I have a box of New Year’s cards I bought a decade ago, after I realized there was no way I’d get Christmas cards out in time. Of course, I didn’t get the NY cards out either. If anyone sold MLK Day cards, I’m sure I’d have a adult of those as well. I thought once I retired, I’d have more time for it, but it turns out that if you don’t send cards out for more than ten years, you no longer have a Christmas card list!

I saw a slight bump in new year greetings, mainly from businesses. They may have decided that there is less religiousness to worry about the type of greeting around the New Year holiday, though, of course that is Christian too.

That was actually my first thought–that it might be popular from Jewish people or others who don’t celebrate Christmas, but want to do the whole pro-social network thing. Or as something people who do celebrate Christmas do when sending cards to people who don’t.

Yup. And you don’t have to worry about which of your family or friends would prefer a “Merry Christmas” card and which would rather have “Happy Holidays” or whatever.

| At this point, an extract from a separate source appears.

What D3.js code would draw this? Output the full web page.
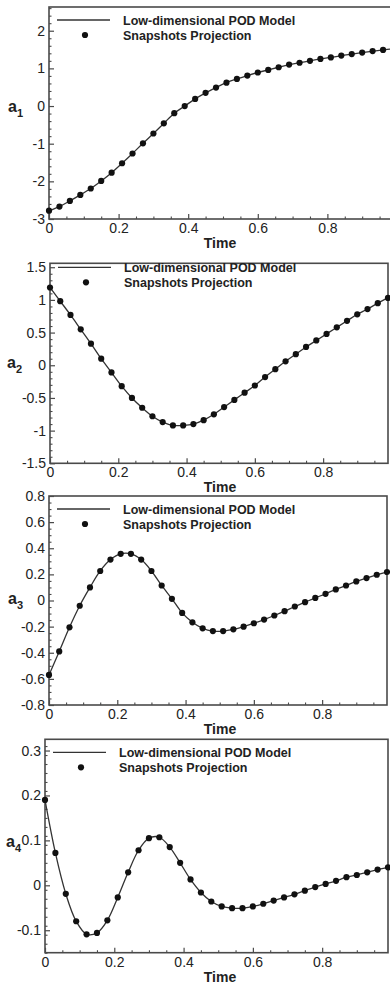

I fake out my recipient list by sending individually written letters in non-holiday-themed cards, but it does take me a while to get through them, so I usually end up making New Year’s greetings the nominal “occasion” of the communication.

I’m sure age and location are significant factors here, but count me in as another person who grew up receiving New Year’s cards mixed in with other holiday greeting cards that were sent to our family. I was born in the 80’s, so I’ve seen New Year’s cards for nearly four decades.

I would guess that the order went Christmas, Happy Holidays, New Year’s, and then Kwanzaa. Although as I got older Kwanzaa cards did increase in frequency.

Now that I receive my own cards the numbers are very different. Nearly all of mine are “Holidays” or “New Year’s” cards. I just checked my pile and the few Christmas cards I received were all from people with kids or relatives.